Abraham menyatakan bahwa KPK menetapkan seseorang sebagai tersangka bukan hanya dengan dua alat bukti, tapi lebih dari jumlah tersebut.
“Dalam SOP (standard operating procedure), ketika kita menetapkan orang sebagai tersangka itu kita gak pernah mengandalkan hanya dua alat bukti, makanya kita lama. Anda mengatakan ‘Kenapa ini lama banget? landai. Karena ‘kan kita gak mau dua (alat bukti) harus tiga. kita butuh sampai inkracht,” tegas Abraham.
Pengadilan Tinggi DKI Jakarta pada 3 Desember 2014 memutuskan untuk memperberat vonis Budi Mulya menjadi 12 tahun dari tadinya hanya 10 tahun penjara dan pidana denda Rp500 juta subsider 5 bulan kurungan.
Saat masih ditingkat pertama, Hakim PN Tipikor menyatakan bahwa perbuatan Budi Mulya dilakukan bersama-sama dengan anggota Dewan Gubernur BI lain, termasuk mantan Gubernur BI Boediono.

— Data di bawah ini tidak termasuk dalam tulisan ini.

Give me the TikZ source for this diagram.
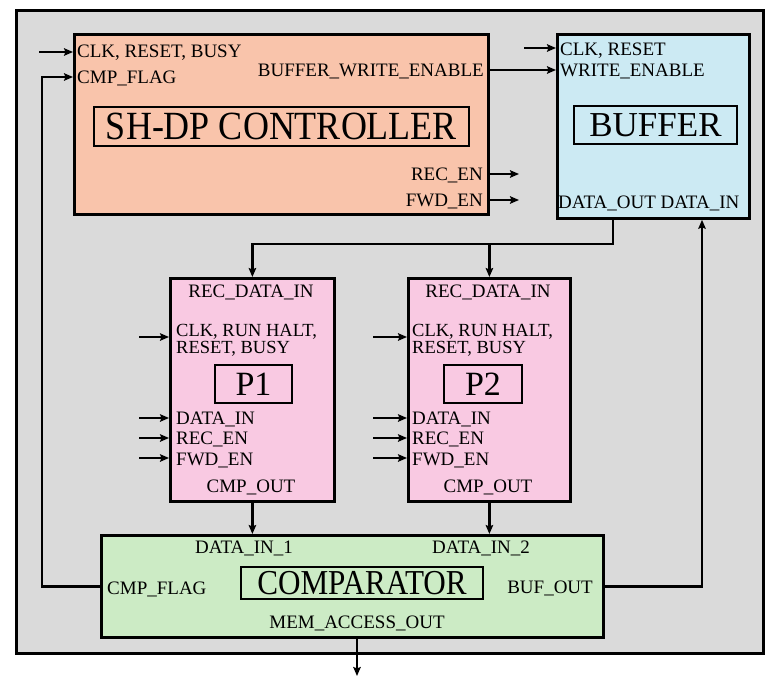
\documentclass[tikz,border=0pt]{standalone}
\usepackage{fontspec}
\usepackage{graphicx}
\setmainfont{Liberation Serif}
\usetikzlibrary{arrows.meta,calc}
\newcommand\smtxt{\fontsize{19}{19}\selectfont}
\newcommand\pstxt{\fontsize{18.5}{18.5}\selectfont}
\definecolor{bggray}{HTML}{DADADA}
\definecolor{ctrlfill}{HTML}{F9C4AB}
\definecolor{buffill}{HTML}{CCEAF3}
\definecolor{pfill}{HTML}{F9C9E2}
\definecolor{cmpfill}{HTML}{CCEBC5}
\tikzset{
  blk/.style={draw=black, line width=2.8pt, rectangle, inner sep=0pt, anchor=north west},
  inbox/.style={draw=black, line width=1.4pt, rectangle, inner sep=0pt},
  lbl/.style={inner sep=0pt, font=\smtxt},
  plbl/.style={inner sep=0pt, font=\pstxt},
  arr/.style={line width=2.7pt, -{Stealth[length=9pt,width=7.5pt,inset=1.5pt]}},
}
\begin{document}
\begin{tikzpicture}[x=1pt,y=-1pt]
\useasboundingbox (0,0) rectangle (765,677);
% outer panel
\node[blk, fill=bggray, minimum width=747, minimum height=643] (panel) at (15,9) {};
% blocks
\node[blk, fill=ctrlfill, minimum width=414, minimum height=180] (ctrl) at (73,33) {};
\node[blk, fill=buffill, minimum width=192, minimum height=184] (buf) at (556,33) {};
\node[blk, fill=pfill, minimum width=164, minimum height=223] (p1) at (169,277) {};
\node[blk, fill=pfill, minimum width=162, minimum height=223] (p2) at (407,277) {};
\node[blk, fill=cmpfill, minimum width=502, minimum height=102] (cmp) at (100,534) {};
% inner title boxes
\node[inbox, minimum width=375, minimum height=39] (ctrlt) at (281.5,126.5)
  {\scalebox{0.9}[1]{\fontsize{40}{40}\selectfont SH-DP CONTROLLER}};
\node[inbox, minimum width=163, minimum height=38] (buft) at (655.5,125)
  {\fontsize{35}{35}\selectfont BUFFER};
\node[inbox, minimum width=77, minimum height=38] (p1t) at (253.5,384)
  {\fontsize{34}{34}\selectfont P1};
\node[inbox, minimum width=78, minimum height=38] (p2t) at (483,384)
  {\fontsize{34}{34}\selectfont P2};
\node[inbox, minimum width=242, minimum height=32] (cmpt) at (362,583)
  {\scalebox{0.89}[1]{\fontsize{35}{35}\selectfont COMPARATOR}};
% controller texts
\node[lbl, anchor=base west] (c_clk) at (77,58) {CLK, RESET, BUSY};
\node[lbl, anchor=base west] (c_cmp) at (77,83) {CMP\_FLAG};
\node[lbl, anchor=base east] (c_bwe) at (484,76) {BUFFER\_WRITE\_ENABLE};
\node[lbl, anchor=base east] (c_rec) at (483,180) {REC\_EN};
\node[lbl, anchor=base east] (c_fwd) at (483,206) {FWD\_EN};
% buffer texts
\node[lbl, anchor=base west] (b_clk) at (560,56) {CLK, RESET};
\node[lbl, anchor=base west] (b_we) at (560,76) {WRITE\_ENABLE};
\node[lbl, anchor=base west] (b_io) at (558,208) {DATA\_OUT DATA\_IN};
% P1 texts
\node[lbl, anchor=base] (p1_rdi) at (251,297) {REC\_DATA\_IN};
\node[plbl, anchor=base west] (p1_clk) at (176,336) {CLK, RUN HALT,};
\node[plbl, anchor=base west] (p1_rst) at (176,353) {RESET, BUSY};
\node[lbl, anchor=base west] (p1_di) at (176,424) {DATA\_IN};
\node[lbl, anchor=base west] (p1_rec) at (176,444) {REC\_EN};
\node[lbl, anchor=base west] (p1_fwd) at (176,465) {FWD\_EN};
\node[lbl, anchor=base] (p1_co) at (251,492) {CMP\_OUT};
% P2 texts
\node[lbl, anchor=base] (p2_rdi) at (488,297) {REC\_DATA\_IN};
\node[plbl, anchor=base west] (p2_clk) at (412,336) {CLK, RUN HALT,};
\node[plbl, anchor=base west] (p2_rst) at (412,353) {RESET, BUSY};
\node[lbl, anchor=base west] (p2_di) at (412,424) {DATA\_IN};
\node[lbl, anchor=base west] (p2_rec) at (412,444) {REC\_EN};
\node[lbl, anchor=base west] (p2_fwd) at (412,465) {FWD\_EN};
\node[lbl, anchor=base] (p2_co) at (488,492) {CMP\_OUT};
% comparator texts
\node[lbl, anchor=base] (k_d1) at (244,553) {DATA\_IN\_1};
\node[lbl, anchor=base] (k_d2) at (481,553) {DATA\_IN\_2};
\node[lbl, anchor=base west] (k_cf) at (107,594) {CMP\_FLAG};
\node[lbl, anchor=base east] (k_bo) at (593,593) {BUF\_OUT};
\node[lbl, anchor=base] (k_mem) at (357,628) {MEM\_ACCESS\_OUT};
% helper coordinates
\coordinate (ctrlin) at (39,52);
\coordinate (fbx) at (42,77);
\coordinate (bwe) at (487,70);
\coordinate (bufin) at (524,48);
\coordinate (recout) at (519,174);
\coordinate (fwdout) at (519,200);
\coordinate (dox) at (613,244);
\coordinate (dix) at (702,586);
\coordinate (memend) at (357,676);
\coordinate (p1a) at (139,337);
\coordinate (p1b) at (139,418);
\coordinate (p1c) at (139,438);
\coordinate (p1d) at (139,458);
\coordinate (p2a) at (373,337);
\coordinate (p2b) at (373,418);
\coordinate (p2c) at (373,438);
\coordinate (p2d) at (373,458);
% connectors
\draw[arr] (ctrlin) -- (ctrlin -| ctrl.west);
\draw[arr] (cmp.west) -| (fbx) -- (fbx -| ctrl.west);
\draw[arr] (bwe -| ctrl.east) -- (bwe -| buf.west);
\draw[arr] (bufin) -- (bufin -| buf.west);
\draw[arr] (recout -| ctrl.east) -- (recout);
\draw[arr] (fwdout -| ctrl.east) -- (fwdout);
\draw[arr] (dox |- buf.south) -- (dox) -| (p1.north);
\draw[arr] (dox -| p2.north) -- (p2.north);
\draw[arr] (cmp.east) -| (dix |- buf.south);
\draw[arr] (p1a) -- (p1a -| p1.west);
\draw[arr] (p1b) -- (p1b -| p1.west);
\draw[arr] (p1c) -- (p1c -| p1.west);
\draw[arr] (p1d) -- (p1d -| p1.west);
\draw[arr] (p2a) -- (p2a -| p2.west);
\draw[arr] (p2b) -- (p2b -| p2.west);
\draw[arr] (p2c) -- (p2c -| p2.west);
\draw[arr] (p2d) -- (p2d -| p2.west);
\draw[arr] (p1.south) -- (p1.south |- cmp.north);
\draw[arr] (p2.south) -- (p2.south |- cmp.north);
\draw[arr] (memend |- cmp.south) -- (memend);
\end{tikzpicture}
\end{document}
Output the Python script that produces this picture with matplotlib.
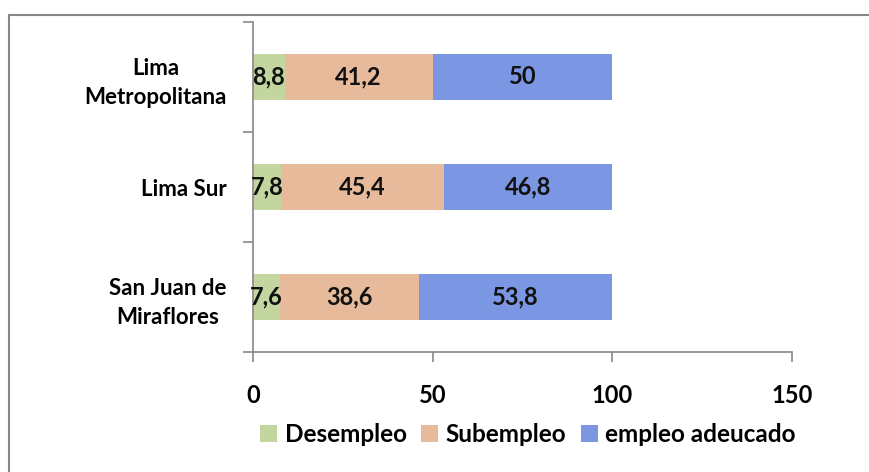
import matplotlib.pyplot as plt
from matplotlib.lines import Line2D

categories = ["Lima\nMetropolitana", "Lima Sur", "San Juan de\nMiraflores"]
desempleo = [8.8, 7.8, 7.6]
subempleo = [41.2, 45.4, 38.6]
adecuado = [50, 46.8, 53.8]
series_names = ["Desempleo", "Subempleo", "empleo adeucado"]
xticks = [0, 50, 100, 150]

colors = ["#c4d6a0", "#e8ba9c", "#7b97e4"]
font = "Lato"


def fmt(v):
    # comma as decimal separator, no decimals on whole numbers
    if float(v).is_integer():
        return str(int(v))
    return str(v).replace(".", ",")


fig = plt.figure(figsize=(8.7, 4.72), dpi=100)
ax = fig.add_axes([0.2908, 0.2542, 0.6195, 0.6992])

ys = list(range(len(categories)))
left = [0] * len(categories)
for vals, name, col in zip([desempleo, subempleo, adecuado], series_names, colors):
    bars = ax.barh(ys, vals, left=left, height=0.41, color=col, label=name)
    ax.bar_label(bars, labels=[fmt(v) for v in vals], label_type="center",
                 fontsize=17, fontweight="bold", family=font, color="#111111")
    left = [a + b for a, b in zip(left, vals)]

ax.set_xlim(0, 150)
ax.set_ylim(2.5, -0.5)
ax.set_xticks(xticks)
ax.set_xticklabels([str(t) for t in xticks], fontsize=17, fontweight="bold", family=font)
ax.set_yticks(ys)
ax.set_yticklabels(categories, fontsize=16, fontweight="bold", family=font,
                   multialignment="center", linespacing=1.45)
ax.set_yticks([-0.5, 0.5, 1.5, 2.5], minor=True)

ax.tick_params(axis="x", direction="out", length=7, width=1.2, color="#888888", pad=16)
ax.tick_params(axis="y", which="major", length=0, pad=19)
ax.tick_params(axis="y", which="minor", direction="out", length=7, width=1.2, color="#888888")

for s in ["top", "right"]:
    ax.spines[s].set_visible(False)
for s in ["left", "bottom"]:
    ax.spines[s].set_color("#888888")
    ax.spines[s].set_linewidth(1.2)

leg = ax.legend(loc="upper center", bbox_to_anchor=(0.51, -0.15), ncol=3, frameon=False,
                handlelength=0.7, handleheight=0.7, handletextpad=0.3,
                columnspacing=0.6, prop={"family": font, "weight": "bold", "size": 17.5})

# outer frame of the scanned chart (top and left edges only visible)
fig.add_artist(Line2D([9 / 870, 1], [1 - 15 / 472, 1 - 15 / 472], color="#888888", lw=1.5))
fig.add_artist(Line2D([9 / 870, 9 / 870], [0, 1 - 15 / 472], color="#888888", lw=1.5))

fig.savefig("out.png", dpi=100)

“Terdakwa Budi Mulya punya persamaan kehendak dengan anggota dewan lainnya untuk mewujudkan perbuatan-perbuatan itu dengan keinsyafan sebagai perbuatan bersama sebagaimana didakwakan karenanya terdakwa ikut serta melakukan bersama-sama dengan anggota yaitu saksi Boediono sebagai Gubernur Bank Indonesia, Miranda Swaray Goeltom selaku Deputi Dubernur Senior BI, Siti Chalimah Fadjriah, S Budi Rochadi, Harmansyah Hadad, Hartadi Agus Sarwono dan Ardhayadi Mitroatmodjo masing-masing selaku Deputi Gubernur BI dan saksi Raden Pardede selaku sekretaris KSSK,” kata anggota majelis hakim Made Hendra dalam sidang pembacaan vonis pada 16 Juli 2014 lalu.